PROBLEM DETAILS:
Write each line out again exactly as written.

───── INFORMATION PROVIDED ─────

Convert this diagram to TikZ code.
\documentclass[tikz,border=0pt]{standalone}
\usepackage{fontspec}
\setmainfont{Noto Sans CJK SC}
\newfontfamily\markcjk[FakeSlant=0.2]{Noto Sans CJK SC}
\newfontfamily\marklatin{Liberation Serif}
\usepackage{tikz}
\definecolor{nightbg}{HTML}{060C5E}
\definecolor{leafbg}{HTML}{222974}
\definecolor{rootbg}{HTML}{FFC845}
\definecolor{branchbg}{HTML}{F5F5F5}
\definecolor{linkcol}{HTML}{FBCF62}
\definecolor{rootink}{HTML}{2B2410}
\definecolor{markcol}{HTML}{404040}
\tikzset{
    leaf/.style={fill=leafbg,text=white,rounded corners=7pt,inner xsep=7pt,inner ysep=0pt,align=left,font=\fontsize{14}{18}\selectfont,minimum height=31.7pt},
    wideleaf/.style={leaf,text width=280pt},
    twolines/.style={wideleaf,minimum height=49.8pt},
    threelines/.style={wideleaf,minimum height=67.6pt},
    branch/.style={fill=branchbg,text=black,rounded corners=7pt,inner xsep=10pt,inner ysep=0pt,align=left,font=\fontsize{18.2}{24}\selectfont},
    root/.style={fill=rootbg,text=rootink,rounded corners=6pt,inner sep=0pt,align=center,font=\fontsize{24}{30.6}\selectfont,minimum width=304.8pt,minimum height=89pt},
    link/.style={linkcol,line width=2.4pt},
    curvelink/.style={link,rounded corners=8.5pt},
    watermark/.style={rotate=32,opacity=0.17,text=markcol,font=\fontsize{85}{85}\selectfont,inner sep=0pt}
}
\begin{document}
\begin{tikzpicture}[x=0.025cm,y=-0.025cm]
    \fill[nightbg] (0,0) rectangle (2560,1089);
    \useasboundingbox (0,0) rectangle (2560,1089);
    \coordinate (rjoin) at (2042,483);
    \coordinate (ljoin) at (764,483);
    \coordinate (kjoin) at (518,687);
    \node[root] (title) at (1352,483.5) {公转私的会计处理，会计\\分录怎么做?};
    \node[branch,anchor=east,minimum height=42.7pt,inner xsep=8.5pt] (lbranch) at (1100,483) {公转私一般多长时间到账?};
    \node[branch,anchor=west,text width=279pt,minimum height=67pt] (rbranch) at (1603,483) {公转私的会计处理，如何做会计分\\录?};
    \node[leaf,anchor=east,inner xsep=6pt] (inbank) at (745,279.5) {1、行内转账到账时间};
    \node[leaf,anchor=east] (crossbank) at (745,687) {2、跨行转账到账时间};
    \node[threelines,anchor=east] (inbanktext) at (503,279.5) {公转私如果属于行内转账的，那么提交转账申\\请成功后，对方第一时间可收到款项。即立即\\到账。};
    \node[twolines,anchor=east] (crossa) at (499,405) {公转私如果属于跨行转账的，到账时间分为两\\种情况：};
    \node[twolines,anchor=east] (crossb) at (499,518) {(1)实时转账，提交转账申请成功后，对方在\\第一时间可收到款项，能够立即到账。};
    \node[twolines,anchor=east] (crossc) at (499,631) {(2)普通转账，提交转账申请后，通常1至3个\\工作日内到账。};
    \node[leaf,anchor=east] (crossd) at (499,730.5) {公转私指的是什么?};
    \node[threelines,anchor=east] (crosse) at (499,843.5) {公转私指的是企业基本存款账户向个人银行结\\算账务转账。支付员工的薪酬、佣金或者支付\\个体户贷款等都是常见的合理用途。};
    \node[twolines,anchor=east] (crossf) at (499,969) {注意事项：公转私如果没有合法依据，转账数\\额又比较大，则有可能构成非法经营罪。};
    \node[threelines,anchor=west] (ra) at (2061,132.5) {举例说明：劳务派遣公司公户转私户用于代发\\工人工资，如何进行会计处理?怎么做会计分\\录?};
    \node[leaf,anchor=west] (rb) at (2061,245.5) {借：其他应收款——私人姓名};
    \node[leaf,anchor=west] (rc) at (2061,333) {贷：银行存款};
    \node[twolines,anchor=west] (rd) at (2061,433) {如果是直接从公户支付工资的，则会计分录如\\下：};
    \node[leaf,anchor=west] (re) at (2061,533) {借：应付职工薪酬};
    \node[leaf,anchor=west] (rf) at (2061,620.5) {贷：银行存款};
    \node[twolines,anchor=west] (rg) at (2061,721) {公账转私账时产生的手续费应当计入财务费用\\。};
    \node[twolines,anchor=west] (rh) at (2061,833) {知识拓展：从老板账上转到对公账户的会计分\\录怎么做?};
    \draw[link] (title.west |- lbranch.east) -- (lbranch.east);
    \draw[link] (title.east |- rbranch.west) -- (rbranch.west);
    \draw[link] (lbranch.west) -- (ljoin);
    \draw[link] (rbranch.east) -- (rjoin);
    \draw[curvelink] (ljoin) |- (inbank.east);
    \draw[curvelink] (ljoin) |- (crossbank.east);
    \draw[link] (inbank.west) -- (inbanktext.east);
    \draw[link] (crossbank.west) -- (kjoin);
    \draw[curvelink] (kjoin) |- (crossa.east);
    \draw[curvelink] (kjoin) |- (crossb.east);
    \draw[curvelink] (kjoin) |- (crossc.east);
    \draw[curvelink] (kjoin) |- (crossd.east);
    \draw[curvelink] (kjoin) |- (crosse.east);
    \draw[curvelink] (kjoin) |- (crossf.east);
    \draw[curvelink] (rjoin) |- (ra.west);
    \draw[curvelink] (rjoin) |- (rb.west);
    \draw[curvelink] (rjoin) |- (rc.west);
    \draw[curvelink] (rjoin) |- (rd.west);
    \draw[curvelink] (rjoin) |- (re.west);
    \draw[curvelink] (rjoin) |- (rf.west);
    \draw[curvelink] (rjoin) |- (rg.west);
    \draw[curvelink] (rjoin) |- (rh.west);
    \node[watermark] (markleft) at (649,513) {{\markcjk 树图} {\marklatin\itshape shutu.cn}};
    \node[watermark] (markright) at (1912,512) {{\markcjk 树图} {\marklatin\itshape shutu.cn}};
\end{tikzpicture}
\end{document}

─────

TASK RESULT:
Convert this diagram to TikZ code.
\documentclass[tikz,border=0pt]{standalone}
\usepackage{fontspec}
\setmainfont{Noto Sans CJK SC}
\newfontfamily\markcjk[FakeSlant=0.2]{Noto Sans CJK SC}
\newfontfamily\marklatin{Liberation Serif}
\usepackage{tikz}
\definecolor{nightbg}{HTML}{060C5E}
\definecolor{leafbg}{HTML}{222974}
\definecolor{rootbg}{HTML}{FFC845}
\definecolor{branchbg}{HTML}{F5F5F5}
\definecolor{linkcol}{HTML}{FBCF62}
\definecolor{rootink}{HTML}{2B2410}
\definecolor{markcol}{HTML}{404040}
\tikzset{
    leaf/.style={fill=leafbg,text=white,rounded corners=7pt,inner xsep=7pt,inner ysep=0pt,align=left,font=\fontsize{14}{18}\selectfont,minimum height=31.7pt},
    wideleaf/.style={leaf,text width=280pt},
    twolines/.style={wideleaf,minimum height=49.8pt},
    threelines/.style={wideleaf,minimum height=67.6pt},
    branch/.style={fill=branchbg,text=black,rounded corners=7pt,inner xsep=10pt,inner ysep=0pt,align=left,font=\fontsize{18.2}{24}\selectfont},
    root/.style={fill=rootbg,text=rootink,rounded corners=6pt,inner sep=0pt,align=center,font=\fontsize{24}{30.6}\selectfont,minimum width=304.8pt,minimum height=89pt},
    link/.style={linkcol,line width=2.4pt},
    curvelink/.style={link,rounded corners=8.5pt},
    watermark/.style={rotate=32,opacity=0.17,text=markcol,font=\fontsize{85}{85}\selectfont,inner sep=0pt}
}
\begin{document}
\begin{tikzpicture}[x=0.025cm,y=-0.025cm]
    \fill[nightbg] (0,0) rectangle (2560,1089);
    \useasboundingbox (0,0) rectangle (2560,1089);
    \coordinate (rjoin) at (2042,483);
    \coordinate (ljoin) at (764,483);
    \coordinate (kjoin) at (518,687);
    \node[root] (title) at (1352,483.5) {公转私的会计处理，会计\\分录怎么做?};
    \node[branch,anchor=east,minimum height=42.7pt,inner xsep=8.5pt] (lbranch) at (1100,483) {公转私一般多长时间到账?};
    \node[branch,anchor=west,text width=279pt,minimum height=67pt] (rbranch) at (1603,483) {公转私的会计处理，如何做会计分\\录?};
    \node[leaf,anchor=east,inner xsep=6pt] (inbank) at (745,279.5) {1、行内转账到账时间};
    \node[leaf,anchor=east] (crossbank) at (745,687) {2、跨行转账到账时间};
    \node[threelines,anchor=east] (inbanktext) at (503,279.5) {公转私如果属于行内转账的，那么提交转账申\\请成功后，对方第一时间可收到款项。即立即\\到账。};
    \node[twolines,anchor=east] (crossa) at (499,405) {公转私如果属于跨行转账的，到账时间分为两\\种情况：};
    \node[twolines,anchor=east] (crossb) at (499,518) {(1)实时转账，提交转账申请成功后，对方在\\第一时间可收到款项，能够立即到账。};
    \node[twolines,anchor=east] (crossc) at (499,631) {(2)普通转账，提交转账申请后，通常1至3个\\工作日内到账。};
    \node[leaf,anchor=east] (crossd) at (499,730.5) {公转私指的是什么?};
    \node[threelines,anchor=east] (crosse) at (499,843.5) {公转私指的是企业基本存款账户向个人银行结\\算账务转账。支付员工的薪酬、佣金或者支付\\个体户贷款等都是常见的合理用途。};
    \node[twolines,anchor=east] (crossf) at (499,969) {注意事项：公转私如果没有合法依据，转账数\\额又比较大，则有可能构成非法经营罪。};
    \node[threelines,anchor=west] (ra) at (2061,132.5) {举例说明：劳务派遣公司公户转私户用于代发\\工人工资，如何进行会计处理?怎么做会计分\\录?};
    \node[leaf,anchor=west] (rb) at (2061,245.5) {借：其他应收款——私人姓名};
    \node[leaf,anchor=west] (rc) at (2061,333) {贷：银行存款};
    \node[twolines,anchor=west] (rd) at (2061,433) {如果是直接从公户支付工资的，则会计分录如\\下：};
    \node[leaf,anchor=west] (re) at (2061,533) {借：应付职工薪酬};
    \node[leaf,anchor=west] (rf) at (2061,620.5) {贷：银行存款};
    \node[twolines,anchor=west] (rg) at (2061,721) {公账转私账时产生的手续费应当计入财务费用\\。};
    \node[twolines,anchor=west] (rh) at (2061,833) {知识拓展：从老板账上转到对公账户的会计分\\录怎么做?};
    \draw[link] (title.west |- lbranch.east) -- (lbranch.east);
    \draw[link] (title.east |- rbranch.west) -- (rbranch.west);
    \draw[link] (lbranch.west) -- (ljoin);
    \draw[link] (rbranch.east) -- (rjoin);
    \draw[curvelink] (ljoin) |- (inbank.east);
    \draw[curvelink] (ljoin) |- (crossbank.east);
    \draw[link] (inbank.west) -- (inbanktext.east);
    \draw[link] (crossbank.west) -- (kjoin);
    \draw[curvelink] (kjoin) |- (crossa.east);
    \draw[curvelink] (kjoin) |- (crossb.east);
    \draw[curvelink] (kjoin) |- (crossc.east);
    \draw[curvelink] (kjoin) |- (crossd.east);
    \draw[curvelink] (kjoin) |- (crosse.east);
    \draw[curvelink] (kjoin) |- (crossf.east);
    \draw[curvelink] (rjoin) |- (ra.west);
    \draw[curvelink] (rjoin) |- (rb.west);
    \draw[curvelink] (rjoin) |- (rc.west);
    \draw[curvelink] (rjoin) |- (rd.west);
    \draw[curvelink] (rjoin) |- (re.west);
    \draw[curvelink] (rjoin) |- (rf.west);
    \draw[curvelink] (rjoin) |- (rg.west);
    \draw[curvelink] (rjoin) |- (rh.west);
    \node[watermark] (markleft) at (649,513) {{\markcjk 树图} {\marklatin\itshape shutu.cn}};
    \node[watermark] (markright) at (1912,512) {{\markcjk 树图} {\marklatin\itshape shutu.cn}};
\end{tikzpicture}
\end{document}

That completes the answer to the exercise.